MIDNIGHT NEVER COMES by Jack Higgins

This is the fifth part of an essay about the six novels Jack Higgins wrote featuring Paul Chavasse titled “Paul Chavasse: An Introduction to the Cold War Spy Story”.  The novels were written throughout the 1960s, and owe much to the James Bond and Matt Helm novels.  The novels were published as by Martin Fallon, and before you read this post, you should read the first four segments of the essay here and here and here and here to put this post in context.

Midnight Never Comes made its debut in 1966.  It was published by John Long in the United Kingdom, and it was a 1974 paperback original published by Fawcett Gold Medal (M3190) in the United States in a pre The Eagle Has Landed edition.  It has been one of the more difficult Paul Chavasse titles to find in the U. S., and large segments of the novel were used, word for word, in Higgins’ On Dangerous Ground published in 1995.  I wrote more about this here.  It, however, has since been republished as an ebook and in trade paperback by Open Road Integrated Media.
Paul Chavasse is a shadow of the man he was before he was stabbed and nearly killed in Albania.  He is weak, tired, and prone to error.  The novel opens with Chavasse running a training course.  He is stalked by one of the Bureau’s top agents, and it goes less than well.  The opening paragraph acts, as opening paragraphs should, as a thematic harbinger.
“The moment he pushed open the door and paused on the edge of darkness, Chavasse knew that he had made a bad mistake.  Somewhere deep inside, a primitive instinct, that slightly mystical element common to all ancient races and inherited from his Breton ancestors, combined with the experience that came from ten hard years of working for the Bureau touched him coldly, sending a wave of greyness moving through him.”
It touches on Chavasse’s history, his Breton roots, his present—his broken psyche—and the mysticism ties his past and present to the future.  It is a brilliantly constructed opening paragraph.  It foreshadows the entire story in 70 words, which does not mean the novel is a serious study of mysticism, human frailty, or anything else of the kind, because it’s not.  Rather it is a straight up, straight forward, linearly plotted mid-1960s suspense novel.  It is entirely plot driven.  It is adventure in its purest form:  the good guys are good, the bad guys are bad, and everything else exits to serve the story.

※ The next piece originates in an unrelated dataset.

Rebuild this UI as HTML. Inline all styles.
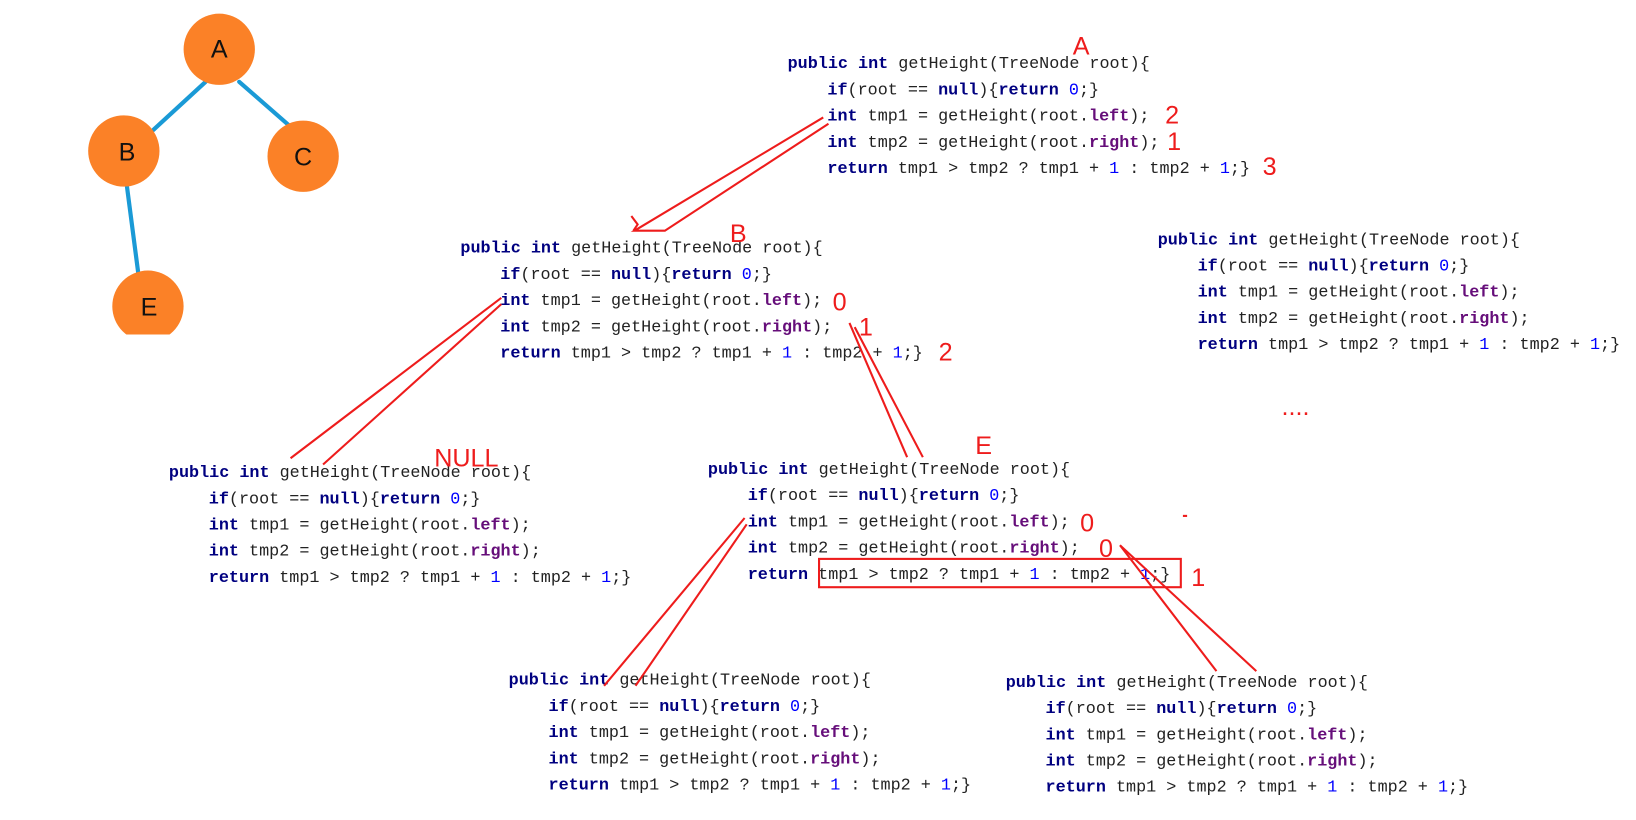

Midnight Never Comes is really two novels masquerading as one.  The first several chapters deal in the rehabilitation of Chavasse from broken super hero, with the help of an obese Chinese master of ch’i—a martial art that focuses on the mental and spiritual power over the physical power—named Yuan Tao.  The novel then shifts gears when Chavasse is approached by The Bureau and offered a mission to the Hebrides Coast of Scotland where a Soviet scheme to steal a newly developed British missile is unfolding with alarming speed.

The setting is reminiscent of Alistair MacLean’s When Eight Bells Toll.  The main action of the novel is on the Western coast of Scotland.  It is harsh, and gray with a very sparse population.  The climax of the novel shifts to a fictitious island in the Outer Hebrides called Fhada, which interestingly, means island in Gaelic.

Midnight Never Comes is a cool little thriller.  Chavasse is, as usual, smooth, competent and tough as nails.  The bad guys are exactly what the thriller gods meant them to be—hard, destructive, remorseless, and single minded in their mission.  The setting is stark and exotic.  And there is just enough humor laced throughout to keep the outlandish plot firmly in cheek.  The best moment is when a street tough albino, who is pretty good with his heavy boots, makes an appearance in the opening chapters.